start

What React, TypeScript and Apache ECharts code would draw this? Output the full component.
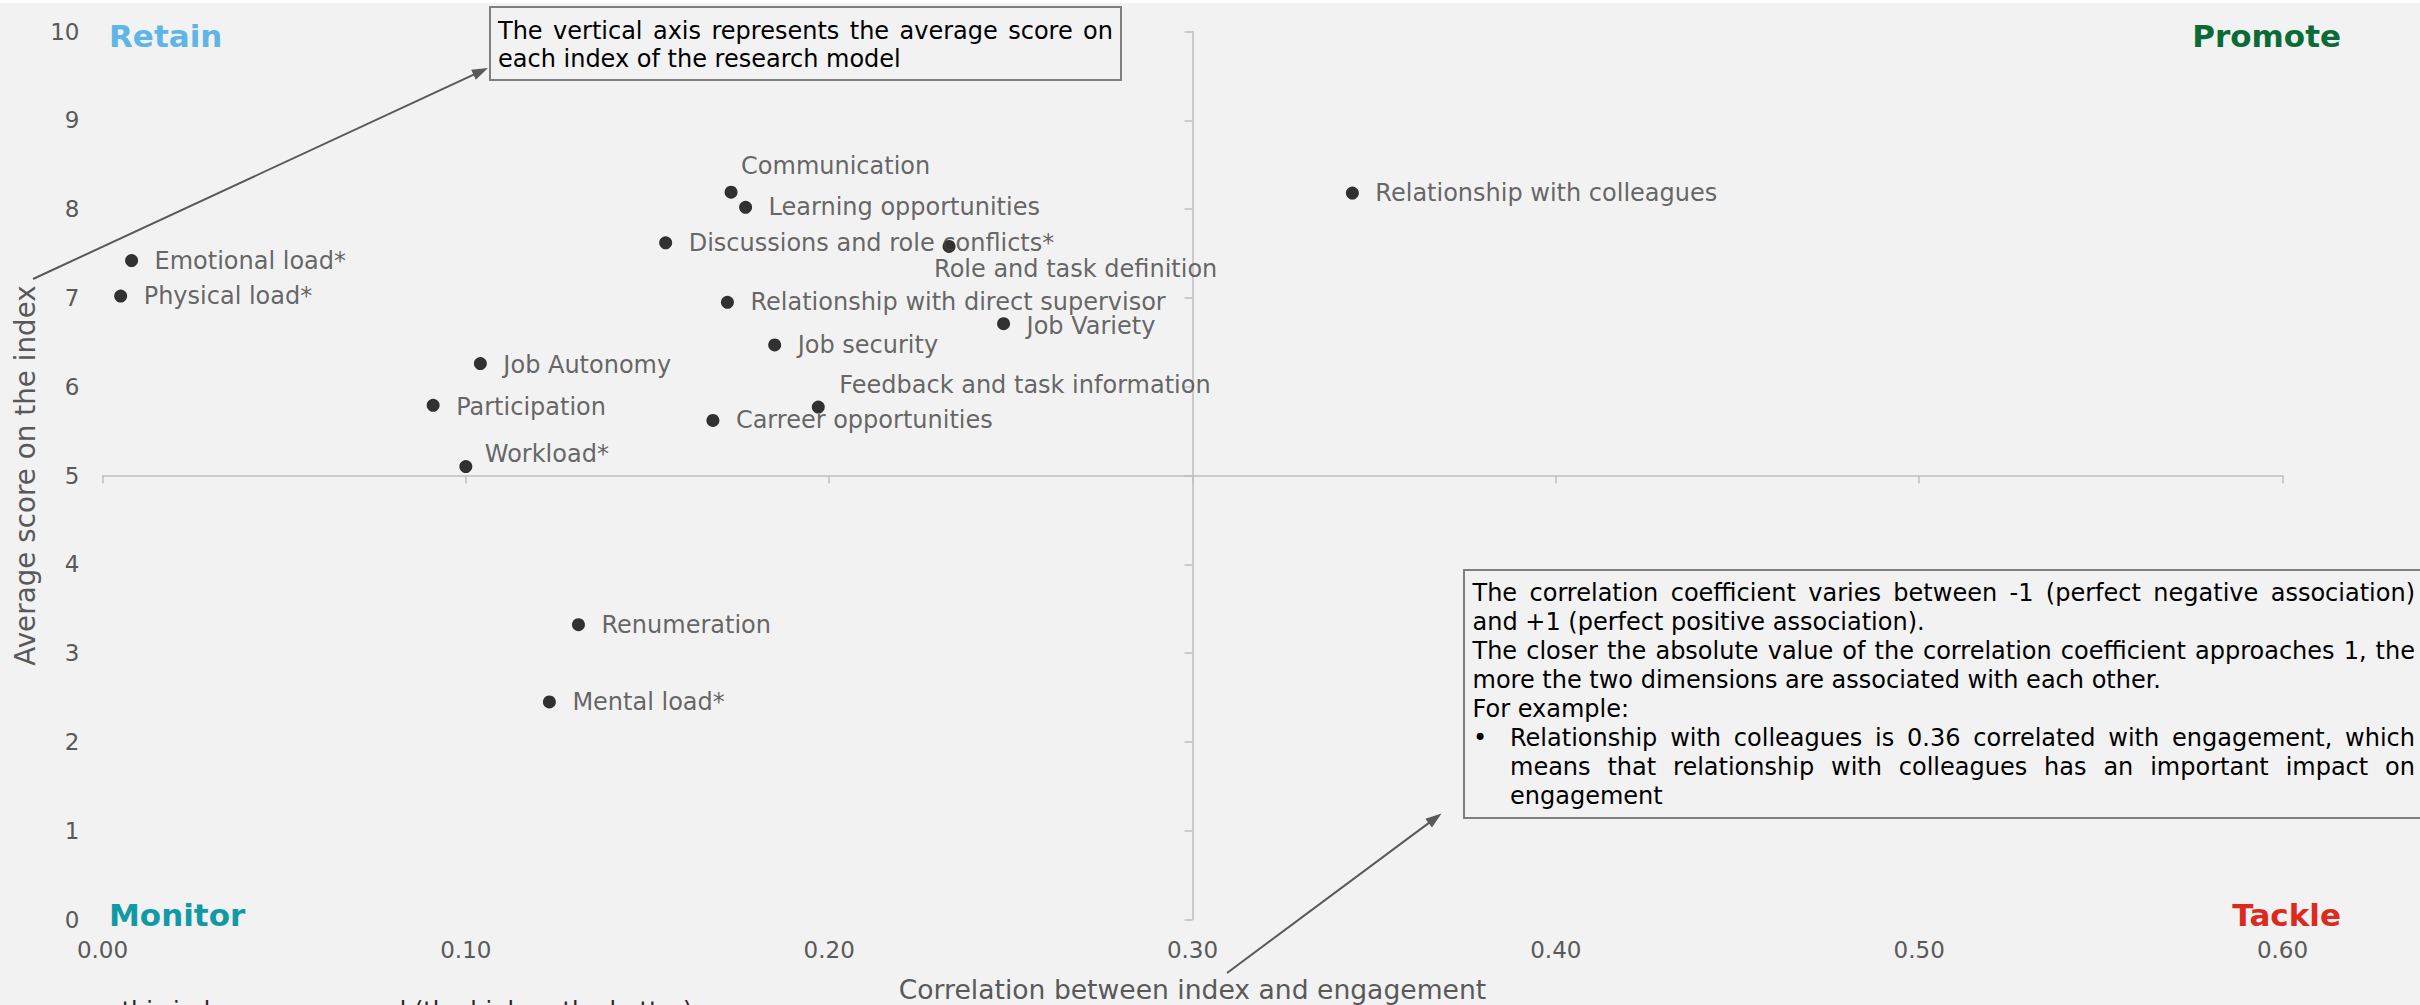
import React, { useEffect, useRef } from "react";
import * as echarts from "echarts";

// ---------------- data ----------------
const indexNames = [
  "Emotional load*",
  "Physical load*",
  "Communication",
  "Learning opportunities",
  "Discussions and role conflicts*",
  "Role and task definition",
  "Relationship with direct supervisor",
  "Job Variety",
  "Job security",
  "Job Autonomy",
  "Participation",
  "Feedback and task information",
  "Carreer opportunities",
  "Workload*",
  "Relationship with colleagues",
  "Renumeration",
  "Mental load*",
];
const correlations = [
  0.008, 0.005, 0.173, 0.177, 0.155, 0.233, 0.172, 0.248, 0.185, 0.104, 0.091,
  0.197, 0.168, 0.1, 0.344, 0.131, 0.123,
];
const averageScores = [
  7.42, 7.02, 8.19, 8.02, 7.62, 7.58, 6.95, 6.71, 6.47, 6.26, 5.79, 5.77, 5.62,
  5.1, 8.18, 3.32, 2.45,
];
const xTickLabels = ["0.00", "0.10", "0.20", "0.30", "0.40", "0.50", "0.60"];
const yTickLabels = ["0", "1", "2", "3", "4", "5", "6", "7", "8", "9", "10"];
const quadrantLabels = ["Retain", "Promote", "Monitor", "Tackle"];
const xCross = 0.3;
const yCross = 5;

const xAxisName = "Correlation between index and engagement";
const yAxisName = "Average score on the index";
const noteTop = [
  "The vertical axis represents the average score on",
  "each index of the research model",
];
const noteRight = [
  "The correlation coefficient varies between -1 (perfect negative association)",
  "and +1 (perfect positive association).",
  "The closer the absolute value of the correlation coefficient approaches 1, the",
  "more the two dimensions are associated with each other.",
  "For example:",
  "Relationship with colleagues is 0.36 correlated with engagement, which",
  "means that relationship with colleagues has an important impact on",
  "engagement",
];
const footnote = "score on this index was reversed (the higher, the better)";

// ---------------- layout / style ----------------
const W = 2420;
const H = 1005;
const FONT = "DejaVu Sans";
const GRID = { left: 102.5, right: 137.5, top: 31.5, bottom: 85.5 };
const X_MIN = 0, X_MAX = 0.6, X_INT = 0.1;
const Y_MIN = 0, Y_MAX = 10, Y_INT = 1;

const labelOffsets: Record<string, [number, number]> = {
  Communication: [-13, -26],
  "Role and task definition": [-38, 23],
  "Workload*": [-4, -13],
  "Feedback and task information": [-2, -22],
  "Job Variety": [0, 2],
  "Job Autonomy": [0, 1.5],
  "Participation": [0, 1.5],
};

const quadrantColors = ["#5fb5e5", "#0b6b37", "#119aa6", "#dc2a1e"];

let measureCtx: CanvasRenderingContext2D | null = null;
function measure(text: string, size: number) {
  if (!measureCtx) measureCtx = document.createElement("canvas").getContext("2d");
  measureCtx!.font = `${size}px "${FONT}"`;
  return measureCtx!.measureText(text).width;
}

function textEl(text: string, x: number, y: number, size: number, fill: string, extra: any = {}) {
  return {
    type: "text",
    x,
    y,
    z: 10,
    style: {
      text,
      fontSize: size,
      fontFamily: FONT,
      fill,
      align: extra.align || "left",
      textAlign: extra.align || "left",
      verticalAlign: extra.verticalAlign || "middle",
      textVerticalAlign: extra.verticalAlign || "middle",
      fontWeight: extra.fontWeight || "normal",
    },
  };
}

function justified(text: string, x0: number, x1: number, y: number, size: number, fill: string) {
  const words = text.split(" ");
  const widths = words.map((w) => measure(w, size));
  const total = widths.reduce((a, b) => a + b, 0);
  const space = measure(" ", size);
  const gap = words.length > 1 ? (x1 - x0 - total) / (words.length - 1) : 0;
  if (words.length < 2 || gap < space * 0.6) return [textEl(text, x0, y, size, fill)];
  const els: any[] = [];
  let x = x0;
  words.forEach((w, i) => {
    els.push(textEl(w, x, y, size, fill));
    x += widths[i] + gap;
  });
  return els;
}

function arrow(sx: number, sy: number, tx: number, ty: number, color: string) {
  const dx = tx - sx, dy = ty - sy;
  const len = Math.sqrt(dx * dx + dy * dy);
  const ux = dx / len, uy = dy / len;
  const L = 16, Wd = 11;
  const bx = tx - ux * L, by = ty - uy * L;
  const nx = -uy, ny = ux;
  return [
    { type: "line", z: 9, shape: { x1: sx, y1: sy, x2: bx + ux * 2, y2: by + uy * 2 }, style: { stroke: color, lineWidth: 2 } },
    {
      type: "polygon",
      z: 9,
      shape: { points: [[tx, ty], [bx + nx * Wd / 2, by + ny * Wd / 2], [bx - nx * Wd / 2, by - ny * Wd / 2]] },
      style: { fill: color },
    },
  ];
}

export default function App() {
  const ref = useRef<HTMLDivElement>(null);
  useEffect(() => {
    if (!ref.current) return;
    const chart = echarts.init(ref.current, undefined, { renderer: "svg" });
    const gridW = W - GRID.left - GRID.right;
    const gridH = H - GRID.top - GRID.bottom;
    const xCrossOffset = -gridW * (xCross - X_MIN) / (X_MAX - X_MIN);
    const yCrossOffset = -gridH * (yCross - Y_MIN) / (Y_MAX - Y_MIN);

    const data = indexNames.map((n, i) => ({ name: n, value: [correlations[i], averageScores[i]] }));

    const gray = "#595959";
    const graphics: any[] = [];
    graphics.push({ type: "rect", z: 1, shape: { x: 0, y: 0, width: W, height: 3 }, style: { fill: "#ffffff" } });

    // quadrant labels
    const qPos: [number, number, string][] = [
      [109, 36, "left"],
      [2341, 36, "right"],
      [109, 915, "left"],
      [2341, 915, "right"],
    ];
    quadrantLabels.forEach((q, i) => {
      graphics.push(textEl(q, qPos[i][0], qPos[i][1], 31, quadrantColors[i], { align: qPos[i][2], fontWeight: "bold" }));
    });

    // top note box
    graphics.push({ type: "rect", z: 8, shape: { x: 490, y: 7, width: 631, height: 73 }, style: { fill: "#f2f2f2", stroke: "#7f7f7f", lineWidth: 2 } });
    graphics.push(...justified(noteTop[0], 498, 1113, 31, 24, "#000000"));
    graphics.push(textEl(noteTop[1], 498, 58.5, 24, "#000000"));
    graphics.push(...arrow(33, 279, 488, 68, gray));

    // right note box
    graphics.push({ type: "rect", z: 8, shape: { x: 1464, y: 570, width: 1000, height: 248 }, style: { fill: "#f2f2f2", stroke: "#7f7f7f", lineWidth: 2 } });
    const lineYs = [593, 622, 651, 680, 709, 738, 767, 796];
    const justify = [true, false, true, false, false, true, true, false];
    noteRight.forEach((ln, i) => {
      const x0 = i >= 5 ? 1510 : 1472.5;
      if (justify[i]) graphics.push(...justified(ln, x0, 2415, lineYs[i], 24, "#000000"));
      else graphics.push(textEl(ln, x0, lineYs[i], 24, "#000000"));
    });
    graphics.push(textEl("•", 1473, lineYs[5], 24, "#000000"));
    graphics.push(...arrow(1227, 973, 1441.5, 813.5, gray));

    // footnote
    graphics.push(textEl(footnote, 12, 999, 24, "#262626", { verticalAlign: "top" }));

    chart.setOption({
      animation: false,
      backgroundColor: "#f2f2f2",
      grid: { ...GRID, containLabel: false, outerBoundsMode: "none" },
      xAxis: [
        {
          type: "value",
          min: X_MIN,
          max: X_MAX,
          interval: X_INT,
          position: "bottom",
          axisLine: { show: false, onZero: false },
          axisTick: { show: false },
          splitLine: { show: false },
          axisLabel: {
            margin: 19,
            color: gray,
            fontSize: 23,
            fontFamily: FONT,
            formatter: (v: number) => xTickLabels[Math.round((v - X_MIN) / X_INT)] ?? "",
          },
          name: xAxisName,
          nameLocation: "middle",
          nameGap: 56,
          nameTextStyle: { color: gray, fontSize: 26.6, fontFamily: FONT },
        },
        {
          type: "value",
          min: X_MIN,
          max: X_MAX,
          interval: X_INT,
          position: "bottom",
          offset: yCrossOffset,
          axisLine: { show: true, onZero: false, lineStyle: { color: "#bfbfbf", width: 1.5 } },
          axisTick: { show: true, inside: false, length: 8, lineStyle: { color: "#bfbfbf", width: 1.5 } },
          splitLine: { show: false },
          axisLabel: { show: false },
        },
      ],
      yAxis: [
        {
          type: "value",
          min: Y_MIN,
          max: Y_MAX,
          interval: Y_INT,
          position: "left",
          axisLine: { show: false, onZero: false },
          axisTick: { show: false },
          splitLine: { show: false },
          axisLabel: {
            margin: 23,
            color: gray,
            fontSize: 23,
            fontFamily: FONT,
            formatter: (v: number) => yTickLabels[Math.round((v - Y_MIN) / Y_INT)] ?? "",
          },
          name: yAxisName,
          nameLocation: "middle",
          nameGap: 60,
          nameTextStyle: { color: gray, fontSize: 27.8, fontFamily: FONT },
        },
        {
          type: "value",
          min: Y_MIN,
          max: Y_MAX,
          interval: Y_INT,
          position: "left",
          offset: xCrossOffset,
          axisLine: { show: true, onZero: false, lineStyle: { color: "#bfbfbf", width: 1.5 } },
          axisTick: { show: true, inside: false, length: 8, lineStyle: { color: "#bfbfbf", width: 1.5 } },
          splitLine: { show: false },
          axisLabel: { show: false },
        },
      ],
      series: [
        {
          type: "scatter",
          xAxisIndex: 0,
          yAxisIndex: 0,
          symbol: "circle",
          symbolSize: 13,
          itemStyle: { color: "#000000" },
          z: 5,
          label: {
            show: true,
            position: "right",
            distance: 16.5,
            formatter: "{b}",
            color: "#404040",
            fontSize: 24,
            fontFamily: FONT,
          },
          labelLayout: (params: any) => {
            const o = labelOffsets[indexNames[params.dataIndex]];
            return o ? { dx: o[0], dy: o[1], hideOverlap: false } : { hideOverlap: false };
          },
          data,
        },
      ],
      graphic: graphics,
    });
    return () => chart.dispose();
  }, []);
  return <div ref={ref} style={{ position: "fixed", left: 0, top: 0, width: W, height: H }} />;
}
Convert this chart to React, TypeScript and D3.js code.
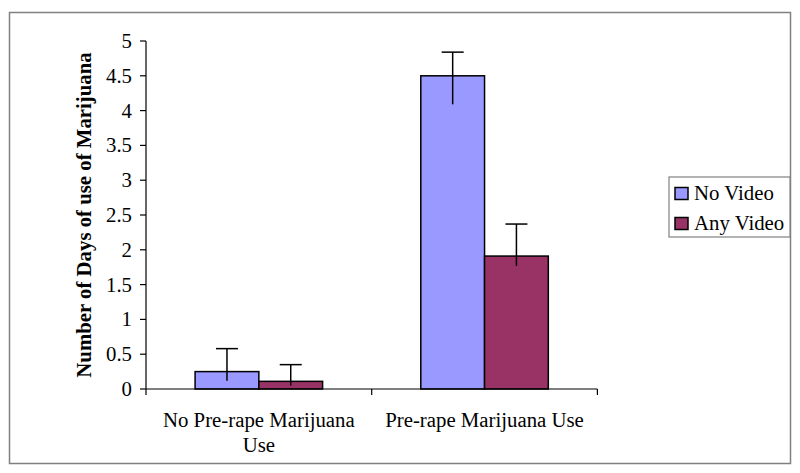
import * as d3 from "d3";
import { useEffect } from "react";

// data
const categories = ["No Pre-rape Marijuana Use", "Pre-rape Marijuana Use"];
const categoryLines = [["No Pre-rape Marijuana", "Use"], ["Pre-rape Marijuana Use"]];
const series = ["No Video", "Any Video"];
const seriesColors = ["#9999FF", "#993366"];
const noVideo = [0.25, 4.5];
const anyVideo = [0.11, 1.91];
const noVideoErrUp = [0.58, 4.84];
const noVideoErrLow = [0.12, 4.09];
const anyVideoErrUp = [0.35, 2.37];
const anyVideoErrLow = [0.05, 1.77];
const yTicks = [0, 0.5, 1, 1.5, 2, 2.5, 3, 3.5, 4, 4.5, 5];

const W = 800;
const H = 473;
const font = "'Liberation Serif', 'Times New Roman', serif";
const fs = 20.8;

export default function App() {
  useEffect(() => {
    document.body.style.margin = "0";
  }, []);

  const plot = { left: 146, right: 597.4, top: 41, bottom: 389 };

  const x = d3.scaleBand<string>().domain(categories).range([plot.left, plot.right]).paddingInner(0).paddingOuter(0);
  const xs = d3.scaleBand<string>().domain(series).range([0, x.bandwidth()]).paddingInner(0).paddingOuter(0.77);
  const y = d3.scaleLinear().domain([0, 5]).range([plot.bottom, plot.top]);

  const rows = categories.map((c, i) => ({
    cat: c,
    bars: [
      { s: series[0], v: noVideo[i], up: noVideoErrUp[i], lo: noVideoErrLow[i], color: seriesColors[0] },
      { s: series[1], v: anyVideo[i], up: anyVideoErrUp[i], lo: anyVideoErrLow[i], color: seriesColors[1] },
    ],
  }));

  const capHalf = 11;
  const xTickPos = [plot.left, ...categories.map((c) => x(c)! + x.bandwidth())];

  return (
    <svg width={W} height={H} style={{ display: "block", fontFamily: font }}>
      <rect x={9.5} y={12.5} width={781} height={451} fill="#fff" stroke="#808080" strokeWidth={1.5} />

      {/* bars */}
      {rows.map((r) =>
        r.bars.map((b) => {
          const bx = x(r.cat)! + xs(b.s)!;
          return (
            <rect
              key={r.cat + b.s}
              x={bx}
              y={y(b.v)}
              width={xs.bandwidth()}
              height={y(0) - y(b.v)}
              fill={b.color}
              stroke="#000"
              strokeWidth={1.5}
            />
          );
        })
      )}

      {/* error bars */}
      {rows.map((r) =>
        r.bars.map((b) => {
          const cx = x(r.cat)! + xs(b.s)! + xs.bandwidth() / 2;
          return (
            <g key={"e" + r.cat + b.s} stroke="#000" strokeWidth={1.5}>
              <line x1={cx} x2={cx} y1={y(b.up)} y2={y(b.lo)} />
              <line x1={cx - capHalf} x2={cx + capHalf} y1={y(b.up)} y2={y(b.up)} />
            </g>
          );
        })
      )}

      {/* y axis */}
      <line x1={plot.left} x2={plot.left} y1={plot.top} y2={plot.bottom} stroke="#000" strokeWidth={1.2} />
      {yTicks.map((t) => (
        <g key={t}>
          <line x1={plot.left - 6} x2={plot.left} y1={y(t)} y2={y(t)} stroke="#000" strokeWidth={1.2} />
          <text x={132} y={y(t)} dy="0.34em" textAnchor="end" fontSize={fs} fill="#000">
            {t}
          </text>
        </g>
      ))}

      {/* x axis */}
      <line x1={plot.left} x2={plot.right} y1={plot.bottom} y2={plot.bottom} stroke="#000" strokeWidth={1.2} />
      {xTickPos.map((px, i) => (
        <line key={i} x1={px} x2={px} y1={plot.bottom} y2={plot.bottom + 6} stroke="#000" strokeWidth={1.2} />
      ))}
      {categories.map((c, i) => (
        <text key={c} x={x(c)! + x.bandwidth() / 2} textAnchor="middle" fontSize={fs} fill="#000">
          {categoryLines[i].map((ln, j) => (
            <tspan key={j} x={x(c)! + x.bandwidth() / 2} y={426.7 + j * 25}>
              {ln}
            </tspan>
          ))}
        </text>
      ))}

      {/* y title */}
      <text
        transform={`translate(91,${(plot.top + plot.bottom) / 2}) rotate(-90)`}
        textAnchor="middle"
        fontSize={fs}
        fontWeight="bold"
        fill="#000"
      >
        Number of Days of use of Marijuana
      </text>

      {/* legend */}
      <rect x={669} y={177} width={121} height={60} fill="#fff" stroke="#808080" strokeWidth={1.2} />
      {series.map((s, i) => (
        <g key={s}>
          <rect x={675} y={187.5 + i * 30} width={13} height={12} fill={seriesColors[i]} stroke="#000" strokeWidth={1.5} />
          <text x={694} y={199.5 + i * 30} fontSize={fs} fill="#000">
            {s}
          </text>
        </g>
      ))}
    </svg>
  );
}
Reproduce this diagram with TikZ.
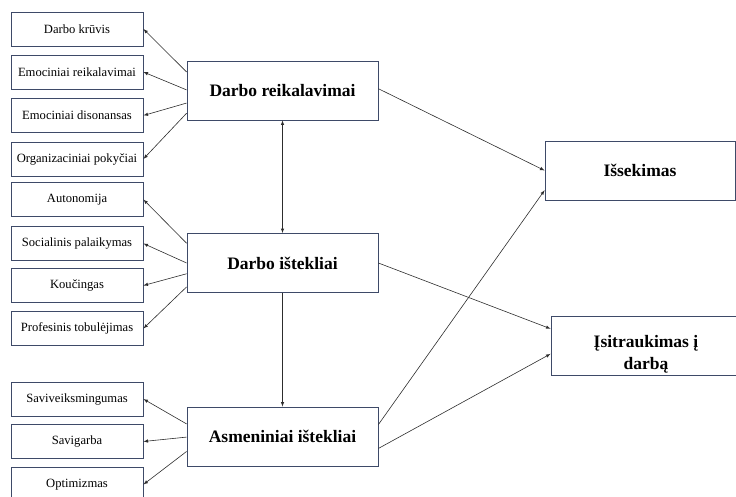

end

## Goal
Gather every line containing the word "this" and copy it.

## The reply
What React, TypeScript and Apache ECharts code would draw this? Output the full component.
const footnote = "score on this index was reversed (the higher, the better)";
Convert this chart to React, TypeScript and D3.js code.
Reproduce this diagram with TikZ.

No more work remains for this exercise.